Virgin Atlantic, the airline that stopped Australian human rights lawyer Jen Robinson last Thursday and told her she was on an “inhibited list” that required approval from the Australian High Commission to return home, has told Crikey that “security services” were responsible for the incident and directed further questions to the British Home Office.
The stopping of Robinson, who was later allowed to board her Heathrow flight to Sydney via Hong Kong without any contact being made with Australia House, caused a furore that Attorney-General Nicola Roxon says prompted the government to request the Department of Foreign Affairs and Trade – initially suspected by Robinson of being behind the incident – to seek an explanation from the UK.
The term “inhibited” is used by the US Department of Homeland Security to refer to passengers who should not be given access to aircraft or “sterile” areas of international airports without additional on-the-spot government approval.

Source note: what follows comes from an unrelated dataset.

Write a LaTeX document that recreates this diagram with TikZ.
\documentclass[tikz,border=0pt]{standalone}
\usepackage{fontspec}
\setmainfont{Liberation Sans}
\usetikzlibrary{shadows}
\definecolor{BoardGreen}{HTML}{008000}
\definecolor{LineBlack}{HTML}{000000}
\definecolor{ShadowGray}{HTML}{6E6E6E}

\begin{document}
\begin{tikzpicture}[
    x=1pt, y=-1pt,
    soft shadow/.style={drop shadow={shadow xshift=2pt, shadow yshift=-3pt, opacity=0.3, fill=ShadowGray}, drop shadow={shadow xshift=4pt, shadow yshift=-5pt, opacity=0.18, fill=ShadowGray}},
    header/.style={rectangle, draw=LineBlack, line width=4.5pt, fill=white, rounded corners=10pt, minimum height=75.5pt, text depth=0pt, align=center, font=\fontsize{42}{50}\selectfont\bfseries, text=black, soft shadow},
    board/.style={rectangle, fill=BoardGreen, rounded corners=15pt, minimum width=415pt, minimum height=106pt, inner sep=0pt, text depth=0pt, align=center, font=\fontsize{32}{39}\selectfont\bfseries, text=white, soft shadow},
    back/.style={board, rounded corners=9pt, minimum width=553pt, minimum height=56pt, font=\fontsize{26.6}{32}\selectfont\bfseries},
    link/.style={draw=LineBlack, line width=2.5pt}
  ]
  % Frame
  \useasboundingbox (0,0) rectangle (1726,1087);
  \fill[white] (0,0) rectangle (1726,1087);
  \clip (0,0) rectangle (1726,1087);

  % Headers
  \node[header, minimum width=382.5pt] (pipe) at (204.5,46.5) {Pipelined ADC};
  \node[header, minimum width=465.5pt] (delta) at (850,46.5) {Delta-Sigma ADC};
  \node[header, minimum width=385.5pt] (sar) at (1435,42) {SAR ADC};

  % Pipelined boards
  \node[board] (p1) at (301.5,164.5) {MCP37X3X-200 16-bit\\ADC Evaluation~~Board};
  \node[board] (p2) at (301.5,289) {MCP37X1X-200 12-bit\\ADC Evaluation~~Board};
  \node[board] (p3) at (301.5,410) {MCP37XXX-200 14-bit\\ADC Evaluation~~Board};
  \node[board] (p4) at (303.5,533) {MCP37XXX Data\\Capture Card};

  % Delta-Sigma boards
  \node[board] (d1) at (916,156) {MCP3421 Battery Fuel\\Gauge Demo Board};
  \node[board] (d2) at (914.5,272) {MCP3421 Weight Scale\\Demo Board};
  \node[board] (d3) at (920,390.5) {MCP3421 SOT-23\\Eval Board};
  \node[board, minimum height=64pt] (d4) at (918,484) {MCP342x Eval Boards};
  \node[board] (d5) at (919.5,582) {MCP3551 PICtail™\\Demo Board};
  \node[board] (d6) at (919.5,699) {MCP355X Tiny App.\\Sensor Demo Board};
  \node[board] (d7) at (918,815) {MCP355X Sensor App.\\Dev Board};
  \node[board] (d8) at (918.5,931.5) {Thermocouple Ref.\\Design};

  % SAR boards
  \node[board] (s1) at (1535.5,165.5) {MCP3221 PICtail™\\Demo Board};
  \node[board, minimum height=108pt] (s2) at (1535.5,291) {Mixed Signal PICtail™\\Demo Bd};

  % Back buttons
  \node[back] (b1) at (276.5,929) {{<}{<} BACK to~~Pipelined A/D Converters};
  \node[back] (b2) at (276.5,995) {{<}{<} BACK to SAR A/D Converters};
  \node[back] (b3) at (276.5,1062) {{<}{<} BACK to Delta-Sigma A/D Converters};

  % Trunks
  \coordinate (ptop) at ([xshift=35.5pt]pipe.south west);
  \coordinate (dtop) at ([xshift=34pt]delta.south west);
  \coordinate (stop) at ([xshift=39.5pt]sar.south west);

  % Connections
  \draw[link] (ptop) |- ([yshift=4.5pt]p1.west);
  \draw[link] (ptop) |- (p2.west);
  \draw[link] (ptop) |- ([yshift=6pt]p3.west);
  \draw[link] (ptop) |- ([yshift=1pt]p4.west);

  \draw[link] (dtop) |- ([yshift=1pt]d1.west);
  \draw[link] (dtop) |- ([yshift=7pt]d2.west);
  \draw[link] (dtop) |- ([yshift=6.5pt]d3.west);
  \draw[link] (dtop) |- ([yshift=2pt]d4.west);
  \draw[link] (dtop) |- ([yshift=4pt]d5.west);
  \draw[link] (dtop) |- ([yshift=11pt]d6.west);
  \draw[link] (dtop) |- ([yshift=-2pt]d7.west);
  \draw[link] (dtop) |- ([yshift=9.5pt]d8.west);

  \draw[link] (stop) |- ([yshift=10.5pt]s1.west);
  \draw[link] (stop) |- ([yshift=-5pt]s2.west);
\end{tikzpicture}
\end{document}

Virgin’s statement appears to sheet home responsibility to UK security services. The company’s Australian office told Crikey that its UK head office had advised:
what happened with Ms Robinson was absolutely a matter of security so therefore something we can’t really comment on. As the airline we don’t make decisions on security issues like this, we only act on a response from the security services which is what happened with Ms Robinson last week. This was not an airline issue, it was a security issues and something that security services or the Home Office could perhaps comment on?
Last Thursday evening ABC journalist Jeff Waters contacted the UK Border Agency and was told that the stopping of Robinson was nothing to do with UK authorities. Clearly Virgin’s statement contradicts that. We now have DFAT, the UK Border Agency and the airline all blaming another party for Robinson being stopped.